- **Provided material**:
━━━

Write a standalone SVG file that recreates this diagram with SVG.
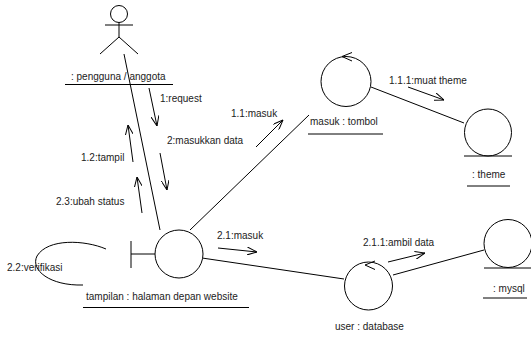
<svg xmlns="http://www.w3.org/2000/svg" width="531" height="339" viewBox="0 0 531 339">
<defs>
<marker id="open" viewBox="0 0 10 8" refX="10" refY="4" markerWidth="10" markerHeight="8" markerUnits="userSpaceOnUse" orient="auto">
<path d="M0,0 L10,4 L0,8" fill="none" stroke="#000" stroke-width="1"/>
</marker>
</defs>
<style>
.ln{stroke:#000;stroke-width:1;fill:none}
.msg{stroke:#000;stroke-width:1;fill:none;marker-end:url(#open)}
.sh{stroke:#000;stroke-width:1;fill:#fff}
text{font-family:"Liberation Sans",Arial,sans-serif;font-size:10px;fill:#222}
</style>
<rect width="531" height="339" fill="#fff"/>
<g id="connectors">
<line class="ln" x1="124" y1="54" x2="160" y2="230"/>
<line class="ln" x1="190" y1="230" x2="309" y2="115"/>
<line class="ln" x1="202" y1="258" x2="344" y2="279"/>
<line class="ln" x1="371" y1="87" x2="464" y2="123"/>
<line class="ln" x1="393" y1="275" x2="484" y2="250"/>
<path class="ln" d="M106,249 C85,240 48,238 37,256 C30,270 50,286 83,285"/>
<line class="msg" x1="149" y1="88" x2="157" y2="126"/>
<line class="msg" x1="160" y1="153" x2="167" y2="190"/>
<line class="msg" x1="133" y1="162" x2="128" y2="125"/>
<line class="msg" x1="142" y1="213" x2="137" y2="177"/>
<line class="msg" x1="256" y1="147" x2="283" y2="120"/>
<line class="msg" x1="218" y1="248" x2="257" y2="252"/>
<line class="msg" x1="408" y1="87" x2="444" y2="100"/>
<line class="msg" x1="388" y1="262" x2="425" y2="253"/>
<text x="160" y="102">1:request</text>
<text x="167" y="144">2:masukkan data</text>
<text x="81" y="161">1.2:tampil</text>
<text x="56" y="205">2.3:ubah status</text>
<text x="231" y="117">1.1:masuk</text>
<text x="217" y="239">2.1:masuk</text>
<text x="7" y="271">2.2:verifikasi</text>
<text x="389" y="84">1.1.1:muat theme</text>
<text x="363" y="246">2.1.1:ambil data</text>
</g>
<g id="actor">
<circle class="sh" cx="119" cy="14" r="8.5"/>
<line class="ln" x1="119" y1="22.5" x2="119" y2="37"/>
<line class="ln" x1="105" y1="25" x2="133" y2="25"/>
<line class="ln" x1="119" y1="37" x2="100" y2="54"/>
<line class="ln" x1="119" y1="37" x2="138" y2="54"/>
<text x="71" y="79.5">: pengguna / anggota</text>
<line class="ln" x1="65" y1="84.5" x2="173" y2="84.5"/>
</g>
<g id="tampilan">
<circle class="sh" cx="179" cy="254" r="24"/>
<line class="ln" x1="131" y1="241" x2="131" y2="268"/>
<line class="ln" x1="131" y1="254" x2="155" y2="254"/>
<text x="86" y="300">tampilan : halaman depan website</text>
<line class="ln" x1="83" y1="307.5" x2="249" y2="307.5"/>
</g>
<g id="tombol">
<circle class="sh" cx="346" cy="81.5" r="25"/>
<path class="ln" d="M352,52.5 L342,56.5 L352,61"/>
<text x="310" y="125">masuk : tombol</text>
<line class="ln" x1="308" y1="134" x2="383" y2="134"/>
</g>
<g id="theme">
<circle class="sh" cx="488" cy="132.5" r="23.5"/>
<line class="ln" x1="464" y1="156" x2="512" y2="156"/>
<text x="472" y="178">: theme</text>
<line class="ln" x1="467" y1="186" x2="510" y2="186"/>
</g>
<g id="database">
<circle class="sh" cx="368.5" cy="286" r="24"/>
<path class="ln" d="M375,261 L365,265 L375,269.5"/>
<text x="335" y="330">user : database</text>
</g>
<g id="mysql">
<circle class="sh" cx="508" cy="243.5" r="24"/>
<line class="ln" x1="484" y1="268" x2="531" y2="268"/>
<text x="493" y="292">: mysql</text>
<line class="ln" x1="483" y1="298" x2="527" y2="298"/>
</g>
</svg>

━━━

- **Stated task**: Print the listing above in full, exactly as written. Omit any pictures.

- **Result of the task**:
Write a standalone SVG file that recreates this diagram with SVG.
<svg xmlns="http://www.w3.org/2000/svg" width="531" height="339" viewBox="0 0 531 339">
<defs>
<marker id="open" viewBox="0 0 10 8" refX="10" refY="4" markerWidth="10" markerHeight="8" markerUnits="userSpaceOnUse" orient="auto">
<path d="M0,0 L10,4 L0,8" fill="none" stroke="#000" stroke-width="1"/>
</marker>
</defs>
<style>
.ln{stroke:#000;stroke-width:1;fill:none}
.msg{stroke:#000;stroke-width:1;fill:none;marker-end:url(#open)}
.sh{stroke:#000;stroke-width:1;fill:#fff}
text{font-family:"Liberation Sans",Arial,sans-serif;font-size:10px;fill:#222}
</style>
<rect width="531" height="339" fill="#fff"/>
<g id="connectors">
<line class="ln" x1="124" y1="54" x2="160" y2="230"/>
<line class="ln" x1="190" y1="230" x2="309" y2="115"/>
<line class="ln" x1="202" y1="258" x2="344" y2="279"/>
<line class="ln" x1="371" y1="87" x2="464" y2="123"/>
<line class="ln" x1="393" y1="275" x2="484" y2="250"/>
<path class="ln" d="M106,249 C85,240 48,238 37,256 C30,270 50,286 83,285"/>
<line class="msg" x1="149" y1="88" x2="157" y2="126"/>
<line class="msg" x1="160" y1="153" x2="167" y2="190"/>
<line class="msg" x1="133" y1="162" x2="128" y2="125"/>
<line class="msg" x1="142" y1="213" x2="137" y2="177"/>
<line class="msg" x1="256" y1="147" x2="283" y2="120"/>
<line class="msg" x1="218" y1="248" x2="257" y2="252"/>
<line class="msg" x1="408" y1="87" x2="444" y2="100"/>
<line class="msg" x1="388" y1="262" x2="425" y2="253"/>
<text x="160" y="102">1:request</text>
<text x="167" y="144">2:masukkan data</text>
<text x="81" y="161">1.2:tampil</text>
<text x="56" y="205">2.3:ubah status</text>
<text x="231" y="117">1.1:masuk</text>
<text x="217" y="239">2.1:masuk</text>
<text x="7" y="271">2.2:verifikasi</text>
<text x="389" y="84">1.1.1:muat theme</text>
<text x="363" y="246">2.1.1:ambil data</text>
</g>
<g id="actor">
<circle class="sh" cx="119" cy="14" r="8.5"/>
<line class="ln" x1="119" y1="22.5" x2="119" y2="37"/>
<line class="ln" x1="105" y1="25" x2="133" y2="25"/>
<line class="ln" x1="119" y1="37" x2="100" y2="54"/>
<line class="ln" x1="119" y1="37" x2="138" y2="54"/>
<text x="71" y="79.5">: pengguna / anggota</text>
<line class="ln" x1="65" y1="84.5" x2="173" y2="84.5"/>
</g>
<g id="tampilan">
<circle class="sh" cx="179" cy="254" r="24"/>
<line class="ln" x1="131" y1="241" x2="131" y2="268"/>
<line class="ln" x1="131" y1="254" x2="155" y2="254"/>
<text x="86" y="300">tampilan : halaman depan website</text>
<line class="ln" x1="83" y1="307.5" x2="249" y2="307.5"/>
</g>
<g id="tombol">
<circle class="sh" cx="346" cy="81.5" r="25"/>
<path class="ln" d="M352,52.5 L342,56.5 L352,61"/>
<text x="310" y="125">masuk : tombol</text>
<line class="ln" x1="308" y1="134" x2="383" y2="134"/>
</g>
<g id="theme">
<circle class="sh" cx="488" cy="132.5" r="23.5"/>
<line class="ln" x1="464" y1="156" x2="512" y2="156"/>
<text x="472" y="178">: theme</text>
<line class="ln" x1="467" y1="186" x2="510" y2="186"/>
</g>
<g id="database">
<circle class="sh" cx="368.5" cy="286" r="24"/>
<path class="ln" d="M375,261 L365,265 L375,269.5"/>
<text x="335" y="330">user : database</text>
</g>
<g id="mysql">
<circle class="sh" cx="508" cy="243.5" r="24"/>
<line class="ln" x1="484" y1="268" x2="531" y2="268"/>
<text x="493" y="292">: mysql</text>
<line class="ln" x1="483" y1="298" x2="527" y2="298"/>
</g>
</svg>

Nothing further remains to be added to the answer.